Il y a près de 60 000 ans, des groupes d’Homo sapiens ont commencé à quitter l’Afrique, franchissant la péninsule arabique pour se disperser à travers le continent eurasiatique. Certains de ces groupes ont migré vers l’ouest en direction de l’Europe, tandis que d’autres se sont aventurés à l’est et en Asie.
En Asie du Sud-Est, il y a environ 50 000 à 45 000 ans, ces humains se sont retrouvés sur les rives du Pacifique. Face à la multitude d’îles qui bordaient les côtes, ils ont entrepris de nouveaux voyages maritimes à l’aide d’embarcations rudimentaires, entamant ainsi une nouvelle phase de leur expansion.
Les traces archéologiques attestent que l’Homo sapiens était déjà présent sur des territoires comme l’Indonésie, l’Australie, la Nouvelle-Guinée, les Philippines ou encore le Japon il y a environ 50 000 ans. Cette colonisation maritime aurait été, selon les spécialistes, le fruit d’une volonté délibérée et d’une certaine maîtrise de la navigation.

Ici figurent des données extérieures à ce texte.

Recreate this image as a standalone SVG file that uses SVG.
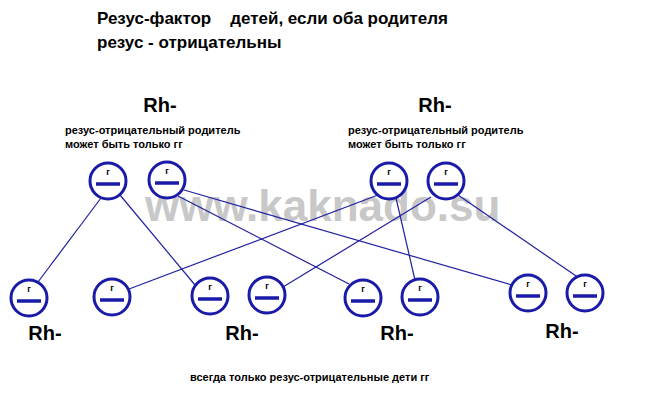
<svg xmlns="http://www.w3.org/2000/svg" width="650" height="413" viewBox="0 0 650 413">
<style>
text{font-family:"Liberation Sans",Arial,sans-serif;font-weight:bold;fill:#000}
.c circle{fill:#fff;stroke:#1a1aa8;stroke-width:3}
.c line{stroke:#1a1aa8;stroke-width:3.5}
.c text{font-size:9px;text-anchor:middle}
.t{font-size:17px}
.rh{font-size:20px;text-anchor:middle}
.s{font-size:11px}
#conn line{stroke:#2020a0;stroke-width:1.2}
</style>
<defs>
<g id="g" class="c"><circle r="18"/><line x1="-12" y1="3" x2="12" y2="3"/><text y="-6">г</text></g>
</defs>
<rect width="650" height="413" fill="#fff"/>
<text class="t" x="97" y="24" xml:space="preserve">Резус-фактор    детей, если оба родителя</text>
<text class="t" x="97" y="48">резус - отрицательны</text>
<text x="145" y="221" style="font-size:44px;fill:#c8c8c8">www.kaknado.su</text>
<g id="conn">
<line x1="101" y1="198" x2="38" y2="282"/>
<line x1="120" y1="195" x2="195" y2="285"/>
<line x1="178" y1="196" x2="349" y2="284"/>
<line x1="184" y1="190" x2="512" y2="285"/>
<line x1="378" y1="195" x2="129" y2="289"/>
<line x1="396" y1="198" x2="415" y2="280"/>
<line x1="431" y1="197" x2="283" y2="287"/>
<line x1="458" y1="195" x2="579" y2="278"/>
</g>
<g id="p1"><text class="rh" x="160" y="112">Rh-</text>
<text class="s" x="65" y="134">резус-отрицательный родитель</text><text class="s" x="65" y="148">может быть только гг</text>
<use href="#g" x="108" y="181"/><use href="#g" x="167" y="180"/></g>
<g id="p2"><text class="rh" x="435" y="112">Rh-</text>
<text class="s" x="348" y="134">резус-отрицательный родитель</text><text class="s" x="348" y="148">может быть только гг</text>
<use href="#g" x="389" y="181"/><use href="#g" x="446" y="181"/></g>
<g id="k1"><use href="#g" x="29" y="298"/><use href="#g" x="112" y="297"/><text class="rh" x="45" y="340">Rh-</text></g>
<g id="k2"><use href="#g" x="210" y="296"/><use href="#g" x="267" y="295"/><text class="rh" x="242" y="340">Rh-</text></g>
<g id="k3"><use href="#g" x="363" y="298"/><use href="#g" x="420" y="297"/><text class="rh" x="397" y="340">Rh-</text></g>
<g id="k4"><use href="#g" x="528" y="293"/><use href="#g" x="585" y="293"/><text class="rh" x="562" y="338">Rh-</text></g>
<text class="s" x="190" y="381">всегда только резус-отрицательные дети гг</text>
</svg>
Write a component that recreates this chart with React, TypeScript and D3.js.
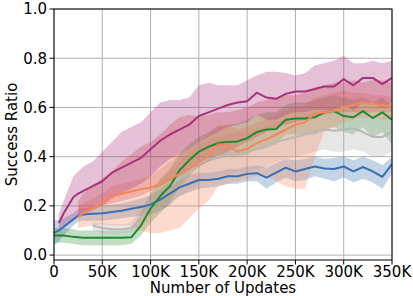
import * as d3 from "d3";

// update steps (x)
const steps = [0, 5000, 10000, 20000, 25000, 30000, 40000, 50000, 60000, 70000, 80000, 90000,
  100000, 110000, 120000, 130000, 140000, 150000, 160000, 170000, 180000, 190000, 200000,
  210000, 220000, 230000, 240000, 250000, 260000, 270000, 280000, 290000, 300000, 310000,
  320000, 330000, 340000, 350000];

const N = null;

// magenta
const magMean = [N, 0.13, 0.17, 0.235, 0.25, 0.26, 0.28, 0.30, 0.335, 0.355, 0.375, 0.395, 0.43, 0.465, 0.49, 0.51, 0.53, 0.565, 0.58, 0.595, 0.61, 0.62, 0.625, 0.66, 0.64, 0.635, 0.655, 0.665, 0.665, 0.675, 0.685, 0.685, 0.715, 0.69, 0.72, 0.72, 0.695, 0.72];
const magHi = [N, 0.17, 0.22, 0.32, 0.34, 0.36, 0.38, 0.42, 0.46, 0.50, 0.52, 0.54, 0.58, 0.62, 0.63, 0.63, 0.64, 0.69, 0.70, 0.69, 0.69, 0.69, 0.71, 0.73, 0.745, 0.745, 0.74, 0.73, 0.74, 0.77, 0.78, 0.79, 0.81, 0.78, 0.78, 0.79, 0.78, 0.79];
const magLo = [N, 0.09, 0.11, 0.15, 0.16, 0.17, 0.19, 0.20, 0.23, 0.25, 0.27, 0.29, 0.32, 0.36, 0.39, 0.41, 0.43, 0.46, 0.48, 0.50, 0.52, 0.53, 0.54, 0.57, 0.55, 0.55, 0.57, 0.58, 0.58, 0.59, 0.59, 0.59, 0.61, 0.59, 0.62, 0.62, 0.60, 0.62];

// blue
const blueMean = [0.09, 0.10, 0.115, 0.145, 0.16, 0.165, 0.168, 0.17, 0.175, 0.18, 0.188, 0.195, 0.205, 0.225, 0.25, 0.275, 0.29, 0.305, 0.305, 0.31, 0.32, 0.32, 0.33, 0.333, 0.315, 0.335, 0.355, 0.34, 0.35, 0.36, 0.352, 0.35, 0.36, 0.34, 0.358, 0.34, 0.318, 0.37];
const blueHi = [0.14, 0.145, 0.15, 0.17, 0.185, 0.19, 0.195, 0.2, 0.205, 0.21, 0.22, 0.23, 0.245, 0.27, 0.295, 0.31, 0.325, 0.335, 0.335, 0.34, 0.35, 0.35, 0.36, 0.365, 0.355, 0.375, 0.39, 0.385, 0.39, 0.40, 0.39, 0.395, 0.40, 0.385, 0.40, 0.385, 0.365, 0.40];
const blueLo = [0.04, 0.055, 0.08, 0.12, 0.135, 0.14, 0.14, 0.14, 0.145, 0.15, 0.155, 0.16, 0.165, 0.18, 0.205, 0.24, 0.255, 0.27, 0.275, 0.28, 0.29, 0.29, 0.30, 0.30, 0.27, 0.295, 0.315, 0.30, 0.305, 0.32, 0.31, 0.30, 0.315, 0.295, 0.31, 0.295, 0.27, 0.33];

// green
const greenMean = [0.08, 0.08, 0.08, 0.074, 0.072, 0.07, 0.07, 0.07, 0.07, 0.07, 0.072, 0.12, 0.19, 0.24, 0.28, 0.345, 0.385, 0.42, 0.44, 0.455, 0.46, 0.462, 0.475, 0.50, 0.51, 0.512, 0.55, 0.555, 0.555, 0.56, 0.58, 0.585, 0.565, 0.56, 0.585, 0.557, 0.58, 0.55];
const greenHi = [0.11, 0.11, 0.11, 0.105, 0.10, 0.10, 0.10, 0.10, 0.10, 0.10, 0.105, 0.17, 0.25, 0.31, 0.35, 0.41, 0.45, 0.48, 0.50, 0.52, 0.53, 0.535, 0.55, 0.57, 0.58, 0.58, 0.61, 0.62, 0.62, 0.63, 0.64, 0.65, 0.64, 0.63, 0.64, 0.62, 0.64, 0.61];
const greenLo = [0.05, 0.05, 0.05, 0.045, 0.042, 0.04, 0.04, 0.04, 0.04, 0.04, 0.045, 0.08, 0.13, 0.17, 0.21, 0.28, 0.32, 0.36, 0.38, 0.39, 0.40, 0.40, 0.41, 0.43, 0.44, 0.45, 0.49, 0.49, 0.49, 0.49, 0.51, 0.52, 0.50, 0.49, 0.52, 0.48, 0.50, 0.45];

// orange
const orangeMean = [N, N, N, N, 0.155, 0.17, 0.19, 0.21, 0.24, 0.248, 0.258, 0.268, 0.274, 0.29, 0.31, 0.33, 0.35, 0.375, 0.405, 0.45, 0.445, 0.42, 0.432, 0.455, 0.47, 0.49, 0.51, 0.53, 0.54, 0.575, 0.58, 0.585, 0.60, 0.61, 0.62, 0.615, 0.61, 0.60];
const orangeHi = [N, N, N, N, 0.20, 0.21, 0.23, 0.25, 0.28, 0.29, 0.30, 0.31, 0.32, 0.35, 0.38, 0.41, 0.43, 0.46, 0.49, 0.53, 0.53, 0.51, 0.52, 0.54, 0.55, 0.57, 0.59, 0.60, 0.61, 0.64, 0.65, 0.66, 0.67, 0.66, 0.66, 0.65, 0.65, 0.64];
const orangeLo = [N, N, N, N, 0.11, 0.115, 0.12, 0.125, 0.12, 0.12, 0.12, 0.10, 0.09, 0.09, 0.10, 0.11, 0.15, 0.19, 0.22, 0.28, 0.29, 0.30, 0.31, 0.32, 0.32, 0.30, 0.28, 0.27, 0.27, 0.40, 0.50, 0.52, 0.54, 0.55, 0.56, 0.56, 0.55, 0.55];

// gray
const grayMean = [N, N, N, N, N, N, 0.12, 0.11, 0.105, 0.105, 0.11, 0.15, 0.20, 0.24, 0.28, 0.31, 0.34, 0.37, 0.39, 0.40, 0.41, 0.415, 0.42, 0.43, 0.44, 0.46, 0.47, 0.48, 0.49, 0.50, 0.51, 0.505, 0.51, 0.515, 0.50, 0.48, 0.48, 0.50];
const grayHi = [N, N, N, N, N, N, 0.135, 0.13, 0.125, 0.125, 0.13, 0.19, 0.25, 0.30, 0.34, 0.38, 0.42, 0.45, 0.47, 0.48, 0.49, 0.50, 0.50, 0.51, 0.52, 0.54, 0.55, 0.56, 0.57, 0.58, 0.59, 0.59, 0.59, 0.60, 0.58, 0.56, 0.56, 0.58];
const grayLo = [N, N, N, N, N, N, 0.10, 0.09, 0.085, 0.085, 0.09, 0.11, 0.15, 0.18, 0.22, 0.24, 0.26, 0.29, 0.31, 0.32, 0.33, 0.335, 0.34, 0.35, 0.36, 0.38, 0.39, 0.40, 0.41, 0.42, 0.43, 0.42, 0.42, 0.43, 0.42, 0.40, 0.40, 0.42];

// red (band only, its line sits under the others)
const redHi = [N, N, N, N, 0.22, 0.25, 0.28, 0.31, 0.34, 0.38, 0.41, 0.44, 0.46, 0.49, 0.53, 0.56, 0.57, 0.56, 0.57, 0.58, 0.58, 0.59, 0.60, 0.62, 0.63, 0.64, 0.65, 0.65, 0.66, 0.68, 0.69, 0.70, 0.70, 0.71, 0.70, 0.71, 0.71, 0.70];
const redLo = [N, N, N, N, 0.15, 0.16, 0.18, 0.20, 0.21, 0.22, 0.23, 0.24, 0.26, 0.28, 0.30, 0.32, 0.34, 0.36, 0.38, 0.40, 0.42, 0.44, 0.46, 0.48, 0.50, 0.52, 0.53, 0.54, 0.55, 0.56, 0.57, 0.58, 0.58, 0.58, 0.58, 0.58, 0.58, 0.58];

const xTicks = [0, 50000, 100000, 150000, 200000, 250000, 300000, 350000];
const yTicks = [0, 0.2, 0.4, 0.6, 0.8, 1.0];

const W = 413, H = 296;
const m = { left: 54, right: 21, top: 9, bottom: 36 };

const bands = [
  { lo: blueLo, hi: blueHi, color: "#3c6fae", op: 0.3 },
  { lo: greenLo, hi: greenHi, color: "#23882f", op: 0.28 },
  { lo: grayLo, hi: grayHi, color: "#b0b0b0", op: 0.3 },
  { lo: orangeLo, hi: orangeHi, color: "#f4885c", op: 0.3 },
  { lo: redLo, hi: redHi, color: "#d0504f", op: 0.3 },
  { lo: magLo, hi: magHi, color: "#a8327a", op: 0.3 },
];

const lines = [
  { v: grayMean, color: "#b8b8b8" },
  { v: blueMean, color: "#3c6fae" },
  { v: greenMean, color: "#23882f" },
  { v: orangeMean, color: "#f4885c" },
  { v: magMean, color: "#a8327a" },
];

export default function App() {
  const x = d3.scaleLinear().domain([0, 350000]).range([m.left, W - m.right]);
  const y = d3.scaleLinear().domain([-0.02, 1.0]).range([H - m.bottom, m.top]);

  const area = (lo: (number | null)[], hi: (number | null)[]) =>
    d3.area<number>()
      .defined((i) => lo[i] != null && hi[i] != null)
      .x((i) => x(steps[i]))
      .y0((i) => y(lo[i] as number))
      .y1((i) => y(hi[i] as number))(d3.range(steps.length));

  const line = (v: (number | null)[]) =>
    d3.line<number>()
      .defined((i) => v[i] != null)
      .x((i) => x(steps[i]))
      .y((i) => y(v[i] as number))(d3.range(steps.length));

  const font = "DejaVu Sans, sans-serif";
  const x0 = m.left, x1 = W - m.right, y0 = H - m.bottom, y1 = m.top;

  return (
    <svg width={W} height={H} style={{ position: "absolute", left: 0, top: 0, display: "block" }}
      fontFamily={font}>
      <rect width={W} height={H} fill="white" />
      {/* grid */}
      {xTicks.map((t) => (
        <line key={"gx" + t} x1={x(t)} x2={x(t)} y1={y0} y2={y1} stroke="#b0b0b0" strokeWidth={1} />
      ))}
      {yTicks.map((t) => (
        <line key={"gy" + t} x1={x0} x2={x1} y1={y(t)} y2={y(t)} stroke="#b0b0b0" strokeWidth={1} />
      ))}
      {bands.map((b, i) => (
        <path key={"b" + i} d={area(b.lo, b.hi) || ""} fill={b.color} fillOpacity={b.op} stroke="none" />
      ))}
      {lines.map((l, i) => (
        <path key={"l" + i} d={line(l.v) || ""} fill="none" stroke={l.color} strokeWidth={2} strokeLinejoin="round" />
      ))}
      {/* spines */}
      <rect x={x0} y={y1} width={x1 - x0} height={y0 - y1} fill="none" stroke="#000" strokeWidth={1} />
      {/* ticks */}
      {xTicks.map((t) => (
        <g key={"tx" + t}>
          <line x1={x(t)} x2={x(t)} y1={y0} y2={y0 + 4.5} stroke="#000" />
          <text x={x(t)} y={277} textAnchor="middle" fontSize={15} fill="#000">
            {t === 0 ? "0" : t / 1000 + "K"}
          </text>
        </g>
      ))}
      {yTicks.map((t) => (
        <g key={"ty" + t}>
          <line x1={x0 - 4.5} x2={x0} y1={y(t)} y2={y(t)} stroke="#000" />
          <text x={47} y={y(t)} dy="0.36em" textAnchor="end" fontSize={15} fill="#000">
            {t.toFixed(1)}
          </text>
        </g>
      ))}
      <text x={(x0 + x1) / 2} y={293} textAnchor="middle" fontSize={15} fill="#000">Number of Updates</text>
      <text transform={`translate(17,${(y0 + y1) / 2}) rotate(-90)`} textAnchor="middle" fontSize={15} fill="#000">
        Success Ratio
      </text>
    </svg>
  );
}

Le mystère demeure sur la manière dont ces traversées océaniques ont été accomplies, d’autant que les preuves matérielles de ces techniques anciennes sont quasi inexistantes. Les défis rencontrés par ces pionniers, tels que les courants puissants et l’absence de repères terrestres, intriguent toujours la communauté scientifique.
Un exemple fascinant est celui de la colonisation des îles Ryukyu, au large de Taïwan, attestée autour de 30 000 ans grâce à la découverte de sites de peuplement. Pour atteindre ces îles, il fallait traverser l’un des courants marins les plus puissants au monde, le Kuroshio, ce qui suggère une grande expertise en navigation.
Pour mieux comprendre comment ces humains ont franchi ce bras de mer, des chercheurs ont reconstitué l’expérience : ils ont construit une pirogue sans voile, uniquement à partir de copies d’outils du Paléolithique supérieur, puis tenté de traverser les 110 kilomètres séparant Taïwan des îles Ryukyu.
Leur embarcation, longue de 7,5 mètres et taillée dans un tronc de cèdre, leur a permis de réussir la traversée en 45 heures de pagayage. Cette performance a mis en lumière la nécessité de connaissances approfondies en navigation, notamment pour se repérer en mer sans voir la terre.
Les résultats de cette expérience, détaillés dans la revue Science Advances, montrent également que, selon des simulations numériques, le voyage vers les îles Ryukyu était sans retour possible, le courant du Kuroshio rendant quasiment impossible le trajet inverse avec les moyens de l’époque.
Yousuke Kaifu, l’un des auteurs de l’étude, souligne : « Ces pionniers, hommes et femmes, devaient tous être des pagayeurs expérimentés, dotés de stratégies efficaces et d’une forte volonté d’explorer l’inconnu ». Il rappelle également que « nos ancêtres du Paléolithique étaient de véritables challengers ».